>> begin Records supplied
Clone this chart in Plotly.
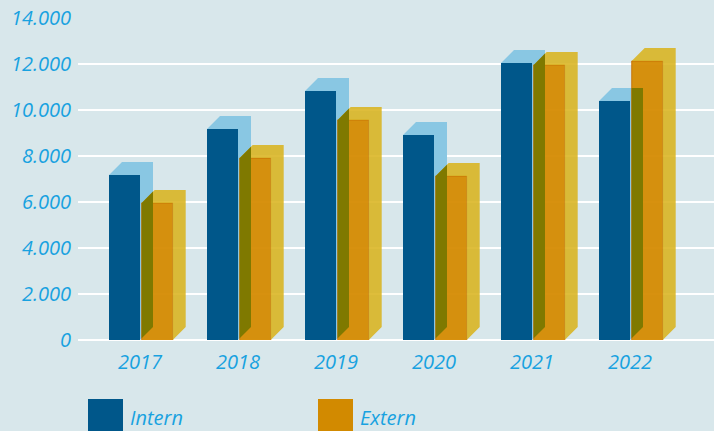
import plotly.graph_objects as go

# ---- data ----
years = ["2017", "2018", "2019", "2020", "2021", "2022"]
intern = [7170, 9170, 10830, 8910, 12040, 10390]
extern = [5960, 7910, 9570, 7130, 11960, 12130]
y_tickvals = [0, 2000, 4000, 6000, 8000, 10000, 12000, 14000]
y_ticktext = ["0", "2.000", "4.000", "6.000", "8.000", "10.000", "12.000", "14.000"]
series_names = ["Intern", "Extern"]

# ---- styling / geometry ----
BG = "#d8e7eb"
TXT = "#18a2e0"
DARK_BLUE = "#00578a"
LIGHT_BLUE = "#89c7e3"
ORANGE = "rgba(213,138,0,0.94)"
YELLOW = "rgba(216,178,27,0.86)"
OLIVE = "#7f7900"
FONT = "Open Sans"

W, H = 714, 431
ML, MR, MT, MB = 78, 0, 18, 91
plot_w = W - ML - MR
plot_h = H - MT - MB
XU = 98.0                      # px per category
x_first_px = 140.0             # px of first category anchor
x_range = [(ML - x_first_px) / XU, (W - MR - x_first_px) / XU]
y_range = [0, 14000]
YU = plot_h / (y_range[1] - y_range[0])   # px per value unit

d = 13 / XU       # depth in x units
dv = 13 / YU      # depth in y units
w = 31 / XU       # front width
gap = 1.7 / XU

def poly_trace(polys, fill, line=None):
    xs, ys = [], []
    for p in polys:
        for (a, b) in p:
            xs.append(a)
            ys.append(b)
        xs.append(None)
        ys.append(None)
    return go.Scatter(
        x=xs, y=ys, mode="lines", fill="toself", fillcolor=fill,
        line=line or dict(width=0, color="rgba(0,0,0,0)"),
        hoverinfo="skip", showlegend=False,
    )

in_back, in_front, ex_front, ex_back, olive = [], [], [], [], []
for i, (vi, ve) in enumerate(zip(intern, extern)):
    r = float(i)
    # intern box
    in_front.append([(r - w, 0), (r - w, vi), (r, vi), (r, 0)])
    in_back.append([(r - w, vi), (r - w + d, vi + dv), (r + d, vi + dv),
                    (r + d, dv), (r, 0), (r, vi)])
    # extern box
    x0 = r + gap
    ex_front.append([(x0, 0), (x0, ve), (x0 + w, ve), (x0 + w, 0)])
    ex_back.append([(x0, ve), (x0 + d, ve + dv), (x0 + w + d, ve + dv),
                    (x0 + w + d, dv), (x0 + w, 0), (x0 + w, ve)])
    # overlap (olive) region in strip [x0, r+d]
    xa, xb = x0, r + d
    def yb(x):
        return (x - r) / d * dv
    def yt_ext(x):
        return ve + (x - x0) / d * dv
    cap = vi + dv
    pts = [(xa, yb(xa))]
    if yt_ext(xa) >= cap:
        pts += [(xa, cap), (xb, cap)]
    elif yt_ext(xb) <= cap:
        pts += [(xa, yt_ext(xa)), (xb, yt_ext(xb))]
    else:
        xm = x0 + (cap - ve) / dv * d
        pts += [(xa, yt_ext(xa)), (xm, cap), (xb, cap)]
    pts.append((xb, yb(xb)))
    olive.append(pts)

fig = go.Figure()
fig.add_trace(poly_trace(in_back, LIGHT_BLUE))
fig.add_trace(poly_trace(in_front, DARK_BLUE))
fig.add_trace(poly_trace(ex_front, ORANGE, dict(width=1, color="rgba(195,105,0,0.8)")))
fig.add_trace(poly_trace(ex_back, YELLOW))
fig.add_trace(poly_trace(olive, OLIVE))

# legend (manual)
def px_to_paper_x(px):
    return (px - ML) / plot_w
def px_to_paper_y(py):
    return (H - MB - py) / plot_h

legend_items = [(88, series_names[0], DARK_BLUE), (318, series_names[1], "#d28a00")]
shapes, annotations = [], []
for lx, name, col in legend_items:
    shapes.append(dict(type="rect", xref="paper", yref="paper",
                       x0=px_to_paper_x(lx), x1=px_to_paper_x(lx + 35),
                       y0=px_to_paper_y(399), y1=px_to_paper_y(436),
                       fillcolor=col, line=dict(width=0), layer="above"))
    annotations.append(dict(xref="paper", yref="paper",
                            x=px_to_paper_x(lx + 40), y=px_to_paper_y(417),
                            xanchor="left", yanchor="middle", showarrow=False,
                            text=name,
                            font=dict(family=FONT, size=20, color=TXT, style="italic")))

fig.update_layout(
    width=W, height=H,
    margin=dict(l=ML, r=MR, t=MT, b=MB, pad=0),
    paper_bgcolor=BG, plot_bgcolor=BG,
    showlegend=False,
    shapes=shapes, annotations=annotations,
    xaxis=dict(range=x_range, tickvals=list(range(len(years))), ticktext=years,
               showgrid=False, zeroline=False, showline=False, ticks="",
               tickfont=dict(family=FONT, size=20, color=TXT, style="italic"),
               ticklabelstandoff=8, fixedrange=True),
    yaxis=dict(range=y_range, tickvals=y_tickvals, ticktext=y_ticktext,
               showgrid=True, gridcolor="white", gridwidth=2,
               zeroline=True, zerolinecolor="white", zerolinewidth=2,
               showline=False, ticks="",
               tickfont=dict(family=FONT, size=20, color=TXT, style="italic"),
               ticklabelstandoff=6, fixedrange=True),
)

fig.write_html("out.html")
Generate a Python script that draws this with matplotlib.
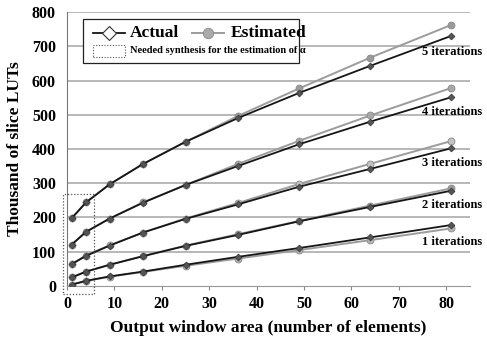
>> end Records supplied
▶ [Written request]:
Word for word, give again the lines from the first entry to the line with "import plotly.graph_objects as go", inclusive. Exclude the pictures.

▶ [Response]:
Clone this chart in Plotly.
import plotly.graph_objects as go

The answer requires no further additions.